Assessing convergent validity requires collecting data using the measure. Researchers John Cacioppo and Richard Petty did this when they created their self-report Need for Cognition Scale to measure how much people value and engage in thinking (Cacioppo & Petty, 1982). In a series of studies, they showed that people’s scores were positively correlated with their scores on a standardized academic achievement test and that their scores were negatively correlated with their scores on a measure of dogmatism (which represents a tendency toward obedience). In the years since it was created, the Need for Cognition Scale has been used in literally hundreds of studies and has been shown to be correlated with a wide variety of other variables, including the effectiveness of an advertisement, interest in politics, and juror decisions (Petty, Briñol, Loersch, & McCaslin, 2009)
Discriminant validity, on the other hand, is the extent to which scores on a measure are not correlated with measures of variables that are conceptually distinct.

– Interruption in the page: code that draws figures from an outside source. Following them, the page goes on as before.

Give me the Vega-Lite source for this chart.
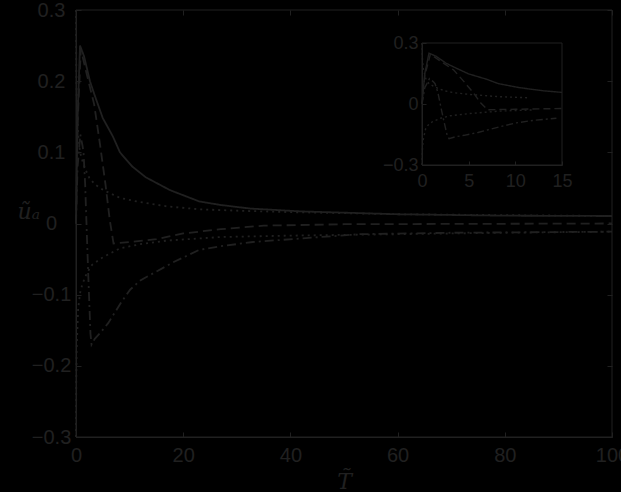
{
  "$schema": "https://vega.github.io/schema/vega-lite/v6.json",
  "width": 536,
  "height": 427,
  "autosize": "none",
  "padding": {"left": 76, "top": 10, "right": 9, "bottom": 55},
  "background": "#000000",
  "config": {
    "view": {"stroke": null},
    "axis": {
      "grid": false,
      "domainColor": "#202020",
      "tickColor": "#202020",
      "labelColor": "#202020",
      "titleColor": "#202020",
      "labelFont": "Liberation Sans",
      "labelFontSize": 20,
      "labelFlush": false,
      "labelOverlap": false,
      "tickSize": -5,
      "domainWidth": 1,
      "tickWidth": 1
    }
  },
  "datasets": {
    "curves": [
      {"series": "A", "style": "solid", "t": 0, "v": 0},
      {"series": "A", "style": "solid", "t": 0.3, "v": 0.15},
      {"series": "A", "style": "solid", "t": 0.75, "v": 0.25},
      {"series": "A", "style": "solid", "t": 1.5, "v": 0.235},
      {"series": "A", "style": "solid", "t": 2.6, "v": 0.2},
      {"series": "A", "style": "solid", "t": 3.4, "v": 0.182},
      {"series": "A", "style": "solid", "t": 5, "v": 0.148},
      {"series": "A", "style": "solid", "t": 6.9, "v": 0.122},
      {"series": "A", "style": "solid", "t": 8.2, "v": 0.1},
      {"series": "A", "style": "solid", "t": 10.5, "v": 0.08},
      {"series": "A", "style": "solid", "t": 13, "v": 0.065},
      {"series": "A", "style": "solid", "t": 15, "v": 0.057},
      {"series": "A", "style": "solid", "t": 17.5, "v": 0.047},
      {"series": "A", "style": "solid", "t": 23, "v": 0.031},
      {"series": "A", "style": "solid", "t": 27, "v": 0.026},
      {"series": "A", "style": "solid", "t": 32.5, "v": 0.021},
      {"series": "A", "style": "solid", "t": 42, "v": 0.017},
      {"series": "A", "style": "solid", "t": 60, "v": 0.013},
      {"series": "A", "style": "solid", "t": 80, "v": 0.011},
      {"series": "A", "style": "solid", "t": 100, "v": 0.0105},

      {"series": "B", "style": "dashed", "t": 0, "v": 0},
      {"series": "B", "style": "dashed", "t": 0.3, "v": 0.14},
      {"series": "B", "style": "dashed", "t": 0.9, "v": 0.245},
      {"series": "B", "style": "dashed", "t": 2, "v": 0.21},
      {"series": "B", "style": "dashed", "t": 3.4, "v": 0.167},
      {"series": "B", "style": "dashed", "t": 4.5, "v": 0.11},
      {"series": "B", "style": "dashed", "t": 5.5, "v": 0.055},
      {"series": "B", "style": "dashed", "t": 6.3, "v": 0.005},
      {"series": "B", "style": "dashed", "t": 7, "v": -0.028},
      {"series": "B", "style": "dashed", "t": 10, "v": -0.026},
      {"series": "B", "style": "dashed", "t": 15, "v": -0.022},
      {"series": "B", "style": "dashed", "t": 20, "v": -0.014},
      {"series": "B", "style": "dashed", "t": 27, "v": -0.008},
      {"series": "B", "style": "dashed", "t": 35, "v": -0.003},
      {"series": "B", "style": "dashed", "t": 50, "v": -0.001},
      {"series": "B", "style": "dashed", "t": 100, "v": 0},

      {"series": "C", "style": "dotted", "t": 0, "v": 0.3},
      {"series": "C", "style": "dotted", "t": 0.05, "v": 0.22},
      {"series": "C", "style": "dotted", "t": 0.12, "v": 0.178},
      {"series": "C", "style": "dotted", "t": 0.4, "v": 0.125},
      {"series": "C", "style": "dotted", "t": 0.75, "v": 0.1},
      {"series": "C", "style": "dotted", "t": 1.2, "v": 0.088},
      {"series": "C", "style": "dotted", "t": 1.7, "v": 0.077},
      {"series": "C", "style": "dotted", "t": 2.5, "v": 0.064},
      {"series": "C", "style": "dotted", "t": 3.5, "v": 0.055},
      {"series": "C", "style": "dotted", "t": 5.1, "v": 0.047},
      {"series": "C", "style": "dotted", "t": 8.2, "v": 0.036},
      {"series": "C", "style": "dotted", "t": 11.3, "v": 0.031},
      {"series": "C", "style": "dotted", "t": 17, "v": 0.024},
      {"series": "C", "style": "dotted", "t": 23, "v": 0.02},
      {"series": "C", "style": "dotted", "t": 30, "v": 0.018},
      {"series": "C", "style": "dotted", "t": 40, "v": 0.016},
      {"series": "C", "style": "dotted", "t": 60, "v": 0.013},
      {"series": "C", "style": "dotted", "t": 100, "v": 0.0105},

      {"series": "D", "style": "dotted", "t": 0, "v": -0.3},
      {"series": "D", "style": "dotted", "t": 0.05, "v": -0.22},
      {"series": "D", "style": "dotted", "t": 0.12, "v": -0.178},
      {"series": "D", "style": "dotted", "t": 0.4, "v": -0.12},
      {"series": "D", "style": "dotted", "t": 0.75, "v": -0.098},
      {"series": "D", "style": "dotted", "t": 1.2, "v": -0.085},
      {"series": "D", "style": "dotted", "t": 2, "v": -0.07},
      {"series": "D", "style": "dotted", "t": 3, "v": -0.058},
      {"series": "D", "style": "dotted", "t": 5.1, "v": -0.047},
      {"series": "D", "style": "dotted", "t": 8.2, "v": -0.035},
      {"series": "D", "style": "dotted", "t": 12, "v": -0.029},
      {"series": "D", "style": "dotted", "t": 17, "v": -0.024},
      {"series": "D", "style": "dotted", "t": 23, "v": -0.021},
      {"series": "D", "style": "dotted", "t": 27, "v": -0.019},
      {"series": "D", "style": "dotted", "t": 40, "v": -0.017},
      {"series": "D", "style": "dotted", "t": 60, "v": -0.015},
      {"series": "D", "style": "dotted", "t": 80, "v": -0.013},
      {"series": "D", "style": "dotted", "t": 100, "v": -0.0115},

      {"series": "E", "style": "dashdot", "t": 0, "v": 0},
      {"series": "E", "style": "dashdot", "t": 0.3, "v": 0.08},
      {"series": "E", "style": "dashdot", "t": 0.8, "v": 0.125},
      {"series": "E", "style": "dashdot", "t": 1.2, "v": 0.11},
      {"series": "E", "style": "dashdot", "t": 1.4, "v": 0.1},
      {"series": "E", "style": "dashdot", "t": 1.7, "v": 0.057},
      {"series": "E", "style": "dashdot", "t": 2, "v": -0.01},
      {"series": "E", "style": "dashdot", "t": 2.3, "v": -0.075},
      {"series": "E", "style": "dashdot", "t": 2.7, "v": -0.155},
      {"series": "E", "style": "dashdot", "t": 2.9, "v": -0.17},
      {"series": "E", "style": "dashdot", "t": 3.5, "v": -0.162},
      {"series": "E", "style": "dashdot", "t": 4.5, "v": -0.154},
      {"series": "E", "style": "dashdot", "t": 6, "v": -0.14},
      {"series": "E", "style": "dashdot", "t": 7, "v": -0.128},
      {"series": "E", "style": "dashdot", "t": 8.5, "v": -0.11},
      {"series": "E", "style": "dashdot", "t": 10.1, "v": -0.093},
      {"series": "E", "style": "dashdot", "t": 12, "v": -0.08},
      {"series": "E", "style": "dashdot", "t": 14.4, "v": -0.07},
      {"series": "E", "style": "dashdot", "t": 18, "v": -0.055},
      {"series": "E", "style": "dashdot", "t": 23, "v": -0.037},
      {"series": "E", "style": "dashdot", "t": 27, "v": -0.032},
      {"series": "E", "style": "dashdot", "t": 33, "v": -0.026},
      {"series": "E", "style": "dashdot", "t": 42, "v": -0.021},
      {"series": "E", "style": "dashdot", "t": 53, "v": -0.015},
      {"series": "E", "style": "dashdot", "t": 70, "v": -0.013},
      {"series": "E", "style": "dashdot", "t": 100, "v": -0.0115}
    ],
    "box": [{"x0": 0, "x1": 100, "y0": -0.3, "y1": 0.3}],
    "ibox": [{"x0": 0, "x1": 15, "y0": -0.3, "y1": 0.3}]
  },
  "layer": [
    {
      "layer": [
        {
          "data": {"name": "curves"},
          "mark": {"type": "line", "color": "#202020", "strokeWidth": 1.8},
          "encoding": {
            "x": {"field": "t", "type": "quantitative",
              "scale": {"domain": [0, 100], "nice": false},
              "axis": {"values": [0, 20, 40, 60, 80, 100], "labelPadding": 13, "title": "T\u0303", "titleFont": "DejaVu Serif", "titleFontStyle": "italic", "titleFontWeight": "normal", "titleFontSize": 22, "titlePadding": 6}},
            "y": {"field": "v", "type": "quantitative",
              "scale": {"domain": [-0.3, 0.3], "nice": false},
              "axis": {"values": [-0.3, -0.2, -0.1, 0, 0.1, 0.2, 0.3], "format": ".1~f", "labelAlign": "center", "labelPadding": 30, "title": "u\u0303\u2090", "titleAngle": 0, "titleFont": "DejaVu Serif", "titleFontStyle": "italic", "titleFontWeight": "normal", "titleFontSize": 22, "titlePadding": 3}},
            "strokeDash": {"field": "style", "type": "nominal",
              "scale": {"domain": ["solid", "dashed", "dotted", "dashdot"], "range": [[1, 0], [9, 5], [2, 4], [9, 4, 2, 4]]},
              "legend": null},
            "detail": {"field": "series"}
          }
        },
        {
          "data": {"name": "box"},
          "mark": {"type": "rect", "fill": null, "stroke": "#202020", "strokeWidth": 1},
          "encoding": {
            "x": {"field": "x0", "type": "quantitative", "axis": {"orient": "top", "values": [0, 20, 40, 60, 80, 100], "labels": false, "domain": false, "title": null}},
            "x2": {"field": "x1"},
            "y": {"field": "y0", "type": "quantitative", "axis": {"orient": "right", "values": [-0.3, -0.2, -0.1, 0, 0.1, 0.2, 0.3], "labels": false, "domain": false, "title": null}},
            "y2": {"field": "y1"}
          }
        }
      ],
      "resolve": {"axis": {"x": "independent", "y": "independent"}}
    },
    {
      "layer": [
        {
          "data": {"name": "curves"},
          "transform": [{"filter": "datum.t <= 15"}],
          "mark": {"type": "line", "color": "#202020", "strokeWidth": 1.4},
          "encoding": {
            "x": {"field": "t", "type": "quantitative",
              "scale": {"domain": [0, 15], "nice": false, "range": [346, 486]},
              "axis": {"orient": "bottom", "offset": -272, "values": [0, 5, 10, 15], "labelFontSize": 18, "labelPadding": 11, "title": null, "tickSize": -4}},
            "y": {"field": "v", "type": "quantitative",
              "scale": {"domain": [-0.3, 0.3], "nice": false, "range": [155, 33]},
              "axis": {"orient": "left", "offset": -346, "values": [-0.3, 0, 0.3], "format": ".1~f", "labelFontSize": 18, "labelPadding": 8, "title": null, "tickSize": -4}},
            "strokeDash": {"field": "style", "type": "nominal",
              "scale": {"domain": ["solid", "dashed", "dotted", "dashdot"], "range": [[1, 0], [7, 4], [2, 3], [7, 3, 2, 3]]},
              "legend": null},
            "detail": {"field": "series"}
          }
        },
        {
          "data": {"name": "ibox"},
          "mark": {"type": "rect", "fill": null, "stroke": "#202020", "strokeWidth": 1},
          "encoding": {
            "x": {"field": "x0", "type": "quantitative"},
            "x2": {"field": "x1"},
            "y": {"field": "y0", "type": "quantitative"},
            "y2": {"field": "y1"}
          }
        }
      ]
    }
  ],
  "resolve": {"scale": {"x": "independent", "y": "independent", "strokeDash": "independent"}, "axis": {"x": "independent", "y": "independent"}}
}
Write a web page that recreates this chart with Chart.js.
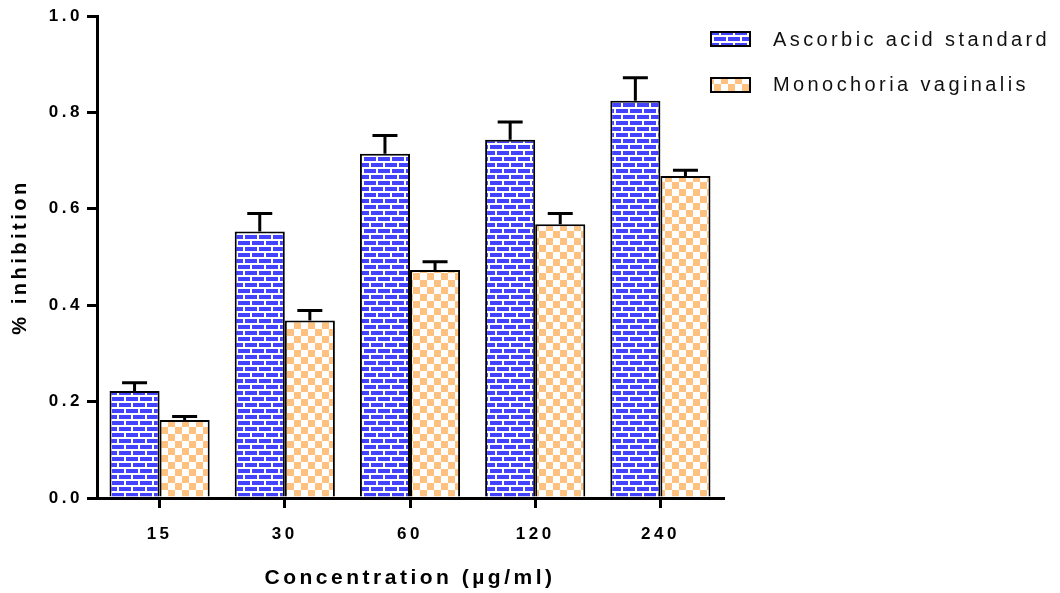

For example, self-esteem is a general attitude toward the self that is fairly stable over time. It is not the same as mood, which is how good or bad one happens to be feeling right now. So people’s scores on a new measure of self-esteem should not be very highly correlated with their moods. If the new measure of self-esteem were highly correlated with a measure of mood, it could be argued that the new measure is not really measuring self-esteem; it is measuring mood instead.
When they created the Need for Cognition Scale, Cacioppo and Petty also provided evidence of discriminant validity by showing that people’s scores were not correlated with certain other variables. For example, they found only a weak correlation between people’s need for cognition and a measure of their cognitive style—the extent to which they tend to think analytically by breaking ideas into smaller parts or holistically in terms of “the big picture.” They also found no correlation between people’s need for cognition and measures of their test anxiety and their tendency to respond in socially desirable ways. All these low correlations provide evidence that the measure is reflecting a conceptually distinct construct.